Read Just The Ending
When you proofread, don’t read from the top like you wrote it. Start near the end and read one sentence at a time. Your brain can’t coast as easily, so small mix-ups pop out.
Circle The Tiny Words First
If you’re editing a paragraph, scan for short words that carry big meaning: there/their/they’re, your/you’re, its/it’s. Mark them, then run the quick tests from earlier. This takes less time than a full rewrite and saves you from embarrassing errors.
There Or Their In Schoolwork And Formal Writing
In essays, lab reports, and applications, these errors can cost trust. A reader may not say anything, yet they’ll notice. Fixing it is less about sounding fancy and more about keeping your message clean.
If you want a clear definition while you write, the Cambridge Dictionary entries for “there” and “their” show the core meanings and common uses.
One tip for formal pieces: avoid contractions inside quotes only when your style rules demand it. Outside of that, contractions are fine if your tone allows them. The bigger win is choosing the right word each time.
Memory Hooks That Don’t Feel Like Flashcards
If you like little mental hooks, these are light and practical.
There Has “Here” Inside
“There” contains “here.” Both relate to place. That’s not a full rule, yet it’s a fast nudge when you’re stuck.
Their Has “Heir” Inside
An heir inherits property. “Their” deals with property too. Again, it’s a nudge, not a law, yet it helps many writers choose the right spelling under pressure.
Quick Checklist For A Final Pass
Use this checklist at the end of a draft. It’s short, yet it catches most slips.
| Spot | What To Ask | Fix If Needed |
|---|---|---|
| Before is/are/was/were | Is this naming that something exists? | Use “there” |
| Before a noun | Does the noun belong to “them/they”? | Use “their” |
| Looks like they’re | Can I expand it to “they are”? | Use “they’re” |
| Ends in ’s | Is this “there is” or “there has”? | Write “there’s” only if it expands cleanly |
| Typed “their’s” | Am I trying to show ownership alone? | Use “theirs” |
| Ending of each paragraph | Do I see there/their near a noun or place phrase? | Run the “point or own” test |
Practice Lines You Can Borrow
Try rewriting these lines in your own words. That small act trains your brain to pick the right form without pausing.
- There are two reasons I chose this topic.
- The team shared their notes after class.
- We left the books there on the desk.
- They’re ready to submit their final draft.
- There’s a shortcut that saves time during editing.
If you want a self-check, hide the answer word with your finger, read the sentence, then choose the form that fits the job. It’s old-school, yet it works.

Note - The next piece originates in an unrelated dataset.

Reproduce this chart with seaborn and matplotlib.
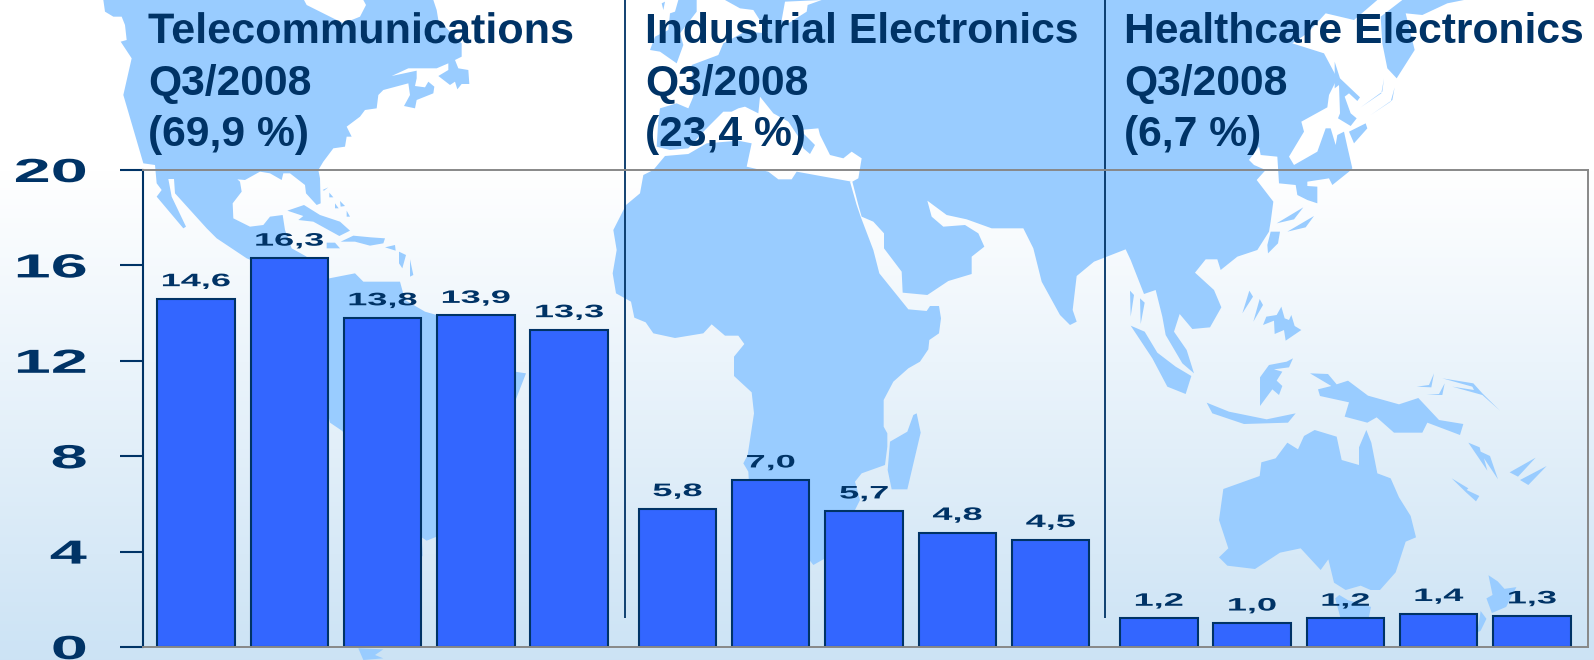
import numpy as np
import pandas as pd
import matplotlib
matplotlib.use("Agg")
import matplotlib.pyplot as plt
import matplotlib.patheffects as pe
from matplotlib.patches import Polygon
from matplotlib.transforms import Affine2D
import seaborn as sns

segment_names = ["Telecommunications", "Industrial Electronics", "Healthcare Electronics"]
period = "Q3/2008"
segment_shares = ["(69,9 %)", "(23,4 %)", "(6,7 %)"]
telecom_values = [14.6, 16.3, 13.8, 13.9, 13.3]
industrial_values = [5.8, 7.0, 5.7, 4.8, 4.5]
healthcare_values = [1.2, 1.0, 1.2, 1.4, 1.3]
y_ticks = [0, 4, 8, 12, 16, 20]

NAVY = "#003366"
BAR = "#3366FF"
LAND = "#99CCFF"
GRID = "#888888"
W, H = 1594, 660


class StretchX(pe.AbstractPathEffect):
    # wide look of the original lettering, text stays a real text object
    def __init__(self, sx, anchor=0.5):
        super().__init__()
        self.sx = sx
        self.anchor = anchor

    def draw_path(self, renderer, gc, tpath, affine, rgbFace=None):
        ext = tpath.get_extents()
        cx = ext.x0 + self.anchor * ext.width
        t = Affine2D().translate(-cx, 0).scale(self.sx, 1).translate(cx, 0) + affine
        renderer.draw_path(gc, tpath, t, rgbFace)


def z(pts, ox, oy, s=3.0):
    return [(ox + x / s, oy + y / s) for x, y in pts]


# background map, traced by hand in pixels
north_america = z([(10, 0), (15, 35), (40, 50), (65, 50), (75, 75), (80, 120), (62, 125), (95, 175), (70, 285),
                   (130, 490), (165, 495), (170, 550), (185, 570), (170, 590), (250, 685), (258, 680), (215, 590),
                   (205, 537), (222, 537), (225, 580), (320, 685), (350, 715), (440, 775), (500, 800), (600, 790),
                   (620, 770), (575, 745), (555, 690), (548, 645), (510, 650), (490, 675), (450, 680), (400, 655),
                   (398, 610), (425, 575), (420, 545), (412, 538), (435, 540), (480, 515), (510, 520), (545, 540),
                   (550, 520), (570, 520), (615, 555), (618, 580), (650, 615), (662, 610), (660, 535), (655, 510),
                   (670, 485), (700, 445), (735, 440), (740, 410), (755, 410), (740, 380), (780, 350), (795, 330),
                   (830, 325), (835, 285), (850, 270), (925, 250), (930, 285), (912, 318), (945, 325), (950, 300),
                   (1000, 280), (1003, 260), (985, 245), (975, 262), (945, 258), (950, 235), (950, 212), (875, 228),
                   (925, 205), (1010, 205), (1045, 190), (1045, 210), (1015, 228), (1050, 255), (1065, 245),
                   (1072, 268), (1085, 252), (1108, 252), (1105, 210), (1075, 205), (1065, 180), (1085, 170),
                   (1085, 130), (1015, 60), (1010, 30), (1000, 0), (790, 0), (798, 15), (780, 50), (730, 70),
                   (660, 35), (620, 15), (612, 0)], 100, 0)
south_america = (z([(688, 835), (765, 820), (790, 845), (900, 845), (915, 900), (975, 935), (1010, 945), (1200, 1110)], 100, 0)
                 + z([(645, 125), (678, 130), (645, 215), (410, 620), (380, 632), (365, 622), (368, 680), (127, 303), (90, 278)], 300, 330)
                 + z([(600, 880)], 100, 0))
cape_horn = z([(175, 955), (250, 958), (225, 975), (250, 985), (190, 990)], 300, 330)
caribbean = [z(p, 100, 0) for p in [
    [(562, 632), (612, 615), (660, 645), (720, 665), (750, 692), (718, 708), (640, 665), (595, 660), (610, 648)],
    [(722, 725), (760, 707), (812, 712), (855, 715), (850, 730), (810, 737), (765, 725)],
    [(855, 742), (885, 735), (887, 752)], [(897, 755), (918, 765), (907, 805), (897, 790)],
    [(930, 778), (940, 825), (930, 830)], [(668, 570), (685, 562), (672, 572)], [(688, 578), (700, 592), (688, 592)],
    [(705, 610), (716, 625), (705, 625)], [(720, 603), (735, 618), (722, 620)], [(740, 632), (750, 650), (740, 650)],
    [(680, 728), (705, 728), (720, 745), (680, 745)]]]

eurasia = ([(725, 0)]
           + z([(850, 0), (780, 60), (695, 40), (640, 100), (595, 130), (690, 160), (730, 235), (705, 285), (700, 322),
                (622, 365), (630, 395), (585, 470), (600, 495), (670, 455), (695, 385), (710, 385), (725, 435),
                (730, 405), (750, 395), (760, 440), (775, 505), (765, 515), (715, 555), (705, 535), (640, 545),
                (640, 558), (670, 560), (670, 610), (640, 600), (610, 585), (605, 555), (555, 550), (550, 470),
                (500, 465), (495, 440), (465, 480), (480, 495), (515, 510), (488, 540), (538, 605), (530, 665),
                (525, 695), (490, 750), (430, 770), (380, 810), (370, 778), (335, 778)], 1094, 0)
           + z([(303, 38), (360, 90), (382, 142), (348, 202), (295, 207), (257, 162), (240, 215), (278, 270), (300, 340),
                (265, 310), (215, 225), (205, 170), (185, 90), (150, 102), (110, 0)], 1094, 260)
           + z([(95, 748), (0, 785)], 1094, 0)
           + z([(1430, 828), (1418, 930), (1430, 965), (1410, 975), (1380, 945), (1325, 845), (1300, 745), (1270, 685),
                (1175, 685), (1100, 658), (1040, 645), (982, 602), (995, 650), (1030, 680), (1095, 675), (1135, 700),
                (1153, 740), (1115, 770), (1115, 822), (1045, 843), (982, 885), (908, 878), (905, 815), (852, 745),
                (852, 700), (820, 665), (785, 650), (775, 615), (757, 545)], 600, 0)
           + z([(700, 295), (710, 235), (680, 215), (655, 235), (615, 225), (585, 165), (580, 145), (525, 150), (570, 195),
                (555, 222), (535, 205), (520, 170), (490, 125), (445, 100), (405, 50), (400, 100), (360, 80), (340, 85),
                (320, 95), (295, 95), (240, 150), (190, 205), (135, 210), (95, 200), (100, 120), (105, 85), (155, 70),
                (190, 85), (205, 50)], 625, 80)
           + z([(200, 195), (280, 165), (295, 130), (360, 95), (430, 100), (385, 30), (345, 25), (300, 0)], 625, 0))
white_sea = z([(470, 60), (480, 5), (590, 0), (548, 15), (545, 35), (490, 70)], 625, 0)
uk = [z([(150, 35), (160, 0), (215, 0), (215, 35), (165, 100), (175, 135), (155, 190), (105, 155), (75, 150), (90, 110),
         (130, 90), (135, 40)], 625, 0),
      z([(110, 10), (120, 5), (115, 30)], 625, 0)]
kamchatka = z([(925, 0), (1110, 0), (1060, 10), (985, 45), (935, 40), (962, 150), (908, 235), (880, 205), (865, 130),
               (860, 50)], 1094, 0)
japan = [z(p, 1094, 0) for p in [
    [(722, 185), (738, 235), (798, 292), (790, 303), (765, 280), (752, 290), (770, 340), (788, 355), (770, 378),
     (732, 355), (738, 340), (735, 255), (722, 265)],
    [(765, 395), (815, 370), (820, 385), (780, 430)],
    [(530, 695), (558, 695), (552, 730), (522, 760), (520, 735)],
    [(548, 670), (628, 622), (600, 658)], [(580, 695), (660, 648), (635, 682)],
    [(800, 322), (865, 275), (870, 235), (862, 280)], [(830, 345), (895, 300), (902, 262), (890, 305)]]]
africa = (z([(680, 305), (515, 275), (500, 298), (460, 298), (430, 275), (365, 260), (380, 190), (340, 182), (245, 190),
             (190, 222), (120, 228), (85, 270), (55, 285)], 625, 80)
          + z([(120, 580), (78, 615), (40, 690), (50, 750), (38, 820), (48, 880)], 600, 0)
          + z([(93, 155), (103, 203), (137, 217), (160, 250), (225, 264), (310, 250), (335, 223), (375, 257), (415, 257),
               (433, 282), (402, 320), (402, 378), (455, 427), (462, 490), (443, 615), (430, 640), (445, 665), (447, 700),
               (640, 945), (672, 927), (765, 780), (780, 750), (765, 695), (785, 670), (855, 645), (862, 590), (862, 550),
               (851, 530), (851, 450), (880, 395), (925, 355), (960, 335), (985, 298), (988, 270), (1017, 250),
               (1023, 205), (1017, 168), (990, 168), (980, 183), (925, 178), (838, 70)], 600, 250)
          + z([(820, 750), (782, 650), (770, 615), (750, 545)], 600, 0))
madagascar = z([(870, 575), (922, 545), (940, 495), (950, 490), (962, 548), (922, 718), (875, 718), (863, 660)], 600, 250)
pacific = [z(p, 1094, 260) for p in [
    [(108, 92), (120, 105), (110, 170)], [(138, 115), (152, 128), (140, 192)],
    [(110, 197), (152, 215), (190, 278), (245, 320), (292, 348), (275, 402), (220, 380), (175, 295)],
    [(338, 428), (405, 455), (518, 478), (605, 460), (582, 488), (450, 492), (355, 460)],
    [(445, 160), (466, 92), (477, 110)], [(478, 185), (497, 117), (507, 135)],
    [(507, 195), (517, 170), (548, 165), (562, 140), (572, 175), (585, 180), (592, 165), (602, 198), (622, 210), (575, 242),
     (570, 210), (542, 222), (540, 182)],
    [(498, 438), (498, 352), (525, 315), (578, 305), (597, 295), (585, 322), (540, 328), (565, 335), (548, 362), (565, 378),
     (555, 405), (535, 388)],
    [(648, 340), (702, 342), (728, 373), (762, 362), (822, 407), (915, 433), (973, 414), (1035, 480), (1108, 492),
     (1098, 525), (1000, 488), (985, 518), (900, 518), (848, 472), (820, 488), (752, 470), (765, 427), (678, 408),
     (672, 388), (712, 378)],
    [(968, 380), (1005, 375), (1020, 340), (1012, 382)], [(998, 405), (1035, 402), (1052, 370), (1045, 405)],
    [(1045, 355), (1138, 370), (1165, 400), (1218, 452), (1165, 405), (1075, 380), (1140, 390), (1135, 380)],
    [(1123, 548), (1157, 562), (1160, 575), (1188, 588), (1212, 658), (1170, 595), (1180, 632)],
    [(1247, 637), (1325, 593), (1272, 650)], [(1278, 660), (1358, 618), (1303, 675)],
    [(1073, 655), (1123, 685), (1118, 690), (1156, 708), (1146, 724), (1116, 697)],
    [(375, 780), (388, 687), (497, 648), (502, 607), (545, 595), (580, 548), (612, 568), (630, 528), (662, 510), (728, 530),
     (743, 600), (795, 615), (795, 562), (817, 510), (832, 548), (850, 640), (890, 655), (915, 712), (950, 768), (966, 832),
     (935, 845), (905, 937), (858, 990), (830, 990), (800, 977), (755, 990), (720, 968), (703, 898), (680, 930), (620, 865),
     (558, 878), (483, 927), (400, 917), (375, 892), (403, 865)]]]
south_pacific = [z(p, 1060, 440, 2.936) for p in [
    [(808, 465), (820, 455), (845, 470), (913, 490), (905, 530), (850, 535), (825, 528)],
    [(1258, 397), (1285, 415), (1305, 437), (1340, 432), (1310, 490), (1268, 508), (1252, 465), (1270, 455)],
    [(1235, 502), (1252, 525), (1235, 560), (1225, 565)]]]

land = ([north_america, south_america, cape_horn, eurasia, kamchatka, africa, madagascar]
        + caribbean + uk + japan + pacific + south_pacific)

values = telecom_values + industrial_values + healthcare_values
group = np.repeat([0, 1, 2], 5)
df = pd.DataFrame({"pos": np.arange(15) + 0.16 * group, "value": values})

sns.set_theme(style="white")
plt.rcParams["font.family"] = ["Liberation Sans", "DejaVu Sans"]

fig = plt.figure(figsize=(W / 100, H / 100), dpi=100)

bg = fig.add_axes([0, 0, 1, 1], zorder=0)
grad = np.linspace(0, 1, 490)[:, None]
top_col, bot_col = np.array([1, 1, 1]), np.array([0.80, 0.89, 0.96])
bg.imshow(top_col + grad[:, :, None] * (bot_col - top_col), extent=(0, W, H, 170), aspect="auto", zorder=0)
bg.set_xlim(0, W)
bg.set_ylim(H, 0)
bg.axis("off")
for pts in land:
    bg.add_patch(Polygon(pts, closed=True, fc=LAND, ec="none", zorder=1))
bg.add_patch(Polygon(white_sea, closed=True, fc="white", ec="none", zorder=2))
for x in (625, 1105):
    bg.plot([x, x], [0, 618], color=NAVY, lw=1.3, zorder=3, solid_capstyle="butt")

title_x = [148, 645, 1124]
for i, name in enumerate(segment_names):
    for text, y in zip((name, period, segment_shares[i]), (43, 94.5, 146)):
        t = bg.text(title_x[i], y, text, color=NAVY, fontsize=30.7, fontweight="bold", va="baseline", ha="left", zorder=4)
        if text == "Telecommunications":
            t.set_path_effects([StretchX(1.012, anchor=0.0)])

ax = fig.add_axes([143 / W, 1 - 647 / H, (1588 - 143) / W, (647 - 170) / H], zorder=1)
ax.patch.set_alpha(0)
sns.barplot(data=df, x="pos", y="value", native_scale=True, width=0.83, color=BAR, saturation=1,
            edgecolor=NAVY, linewidth=1.5, ax=ax)

unit = 93.3
ax.set_xlim(-53 / unit, (1588 - 196) / unit)
ax.set_ylim(0, 20)
ax.set_xticks([])
ax.set_yticks(y_ticks)
ax.set_xlabel("")
ax.set_ylabel("")
ax.tick_params(axis="y", left=True, length=16.6, width=1.5, color=NAVY, pad=24, labelsize=24, labelcolor=NAVY)
for lab in ax.get_yticklabels():
    lab.set_fontweight("bold")
    lab.set_path_effects([StretchX(2.0, anchor=1.0)])

for side in ("top", "right", "bottom"):
    ax.spines[side].set_color(GRID)
    ax.spines[side].set_linewidth(1.4)
    ax.spines[side].set_visible(True)
ax.spines["left"].set_color(NAVY)
ax.spines["left"].set_linewidth(1.5)
ax.spines["left"].set_visible(True)

labels = [f"{v:.1f}".replace(".", ",") for v in values]
ax.bar_label(ax.containers[0], labels=labels, padding=6.2, color=NAVY, fontsize=13, fontweight="bold",
             path_effects=[StretchX(2.0)])

fig.savefig("out.png", dpi=100)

Autocorrect Traps To Watch For
Phones love “fixing” homophones. If you type fast, autocorrect may swap “their” into a place sentence, or toss “there” in front of a noun. Don’t trust the suggestion just because it looks neat.
Two small habits help. First, turn on your typing panel’s suggestion bar, then glance at the word it offers before you tap space. Second, when you see a change, undo it once and retype the word. That tiny pause forces your brain to run the “point or own” check, so you don’t send a message that reads wrong even though the spelling looks familiar.
One Last Way To Catch The Error On A Phone
On mobile, your eyes skim faster and autocorrect can swap words silently. Try this: after you finish a message, tap and hold to move the cursor across each “there/their/they’re.” Pause for one beat at each one and run the expansion or swap test. Ten seconds, done.